“The Dance of Proactive and Nonreactive Meditation” this Sunday with Benjamin Hohl

May 31, 2024

“The Dance of Proactive and Nonreactive Meditation” this Sunday with Benjamin Hohl

Dear Community,

Sunday 10am Community Practice & Discussion

This Sunday Benjamin Hohl will lead an exploration of the theme “The Dance of Proactive and Nonreactive Meditation” based on Ṭhānissaro Bhikkhu’s essay “The Agendas of Mindfulness” (excerpt below). All are welcome! Registration and Zoom information available here.

…Sometimes mindfulness is translated as non-reactive awareness, free from agendas, simply present with whatever arises, but the formula for satipaṭṭhāna [foundation of mindfulness] doesn’t support that translation. Non-reactive awareness is actually part of equanimity, one of many qualities fostered in the course of satipaṭṭhāna, but the ardency involved in satipaṭṭhāna definitely has an agenda, a task to be done, while the role of mindfulness is to keep your task in mind…

The final [Awakening F]actor is equanimity, and its place in the list is significant. Its non-reactivity is fully appropriate only when the more active factors have done what they can. This is true of all the lists in which equanimity is included. It’s never listed on its own, as sufficient for Awakening; and it always comes last, after the pro-active factors in the list. This doesn’t mean that it supplants them, simply that it joins in their interaction. Instead of replacing them, it counterbalances them, enabling you to step back and see subtle levels of stress and craving that the more pro-active factors may have obscured. Then it makes room for the pro-active factors to act on the newly discovered levels. Only when all levels of stress and craving are gone is the work of both the pro-active and non-reactive sides of meditation done. That’s when the mind can be truly agenda-free.

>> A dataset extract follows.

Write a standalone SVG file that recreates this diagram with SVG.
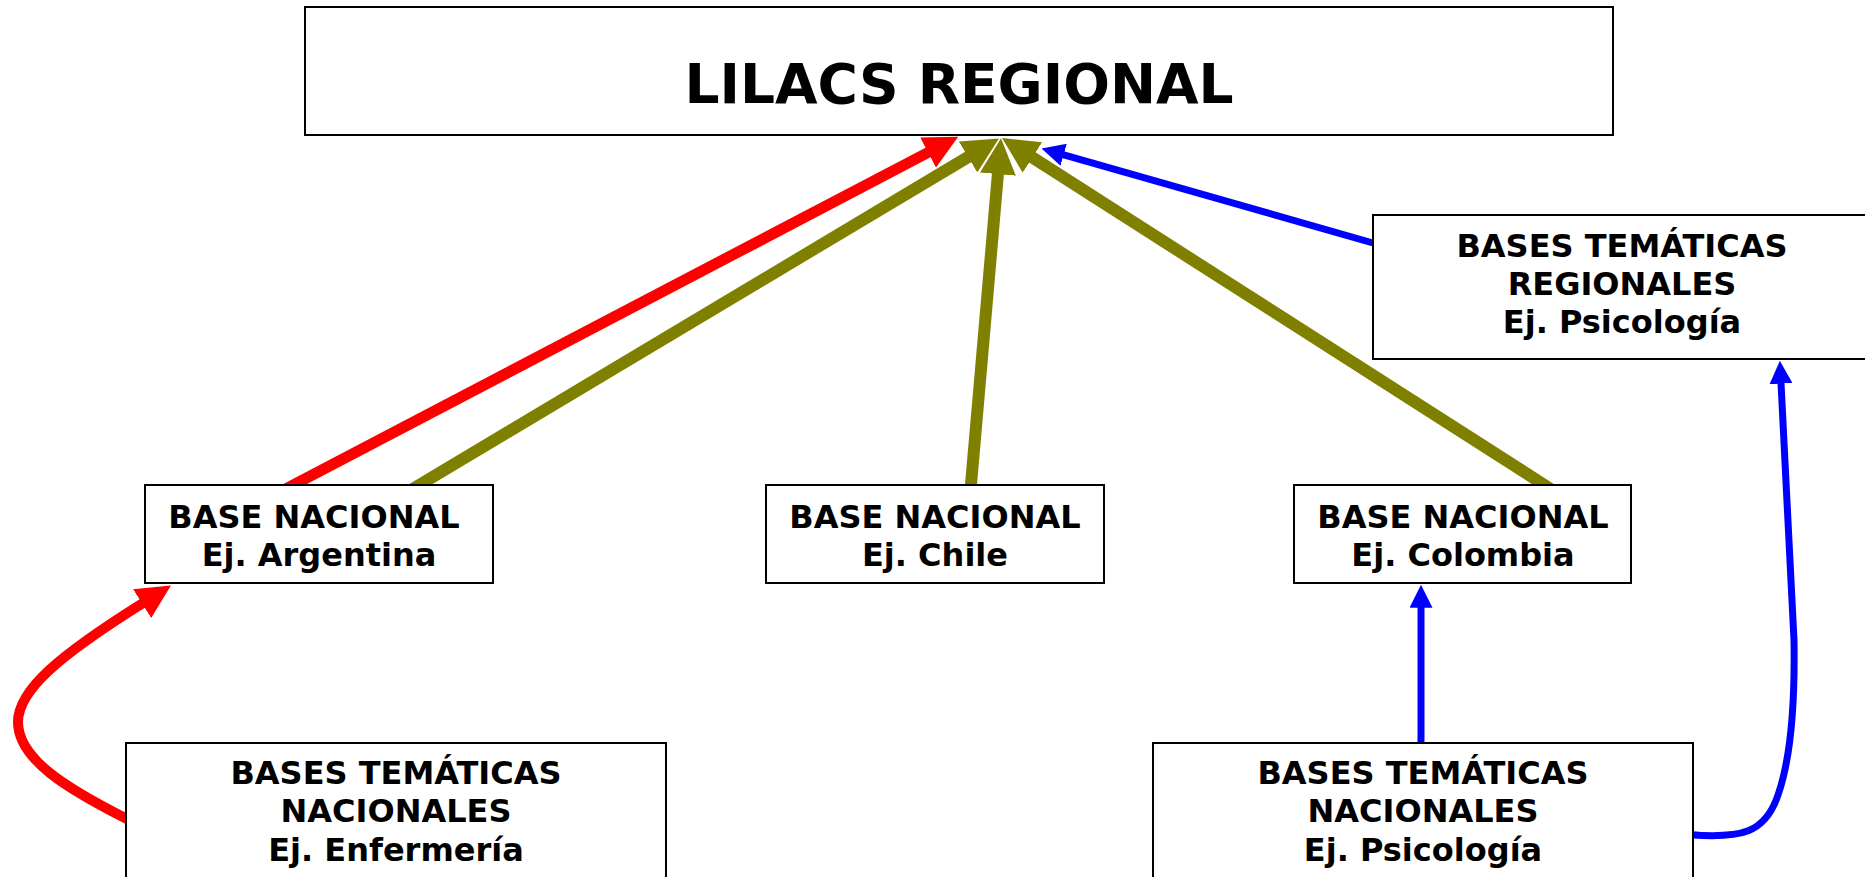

It’s like learning to play the piano. As you get more pro-active in playing proficiently, you also become sensitive in listening non-reactively, to discern ever more subtle levels in the music. This allows you to play even more skillfully. In the same way, as you get more skilled in establishing mindfulness on your chosen frame of reference, you gain greater sensitivity in peeling away ever more subtle layers of the present moment until nothing is left standing in the way of total release.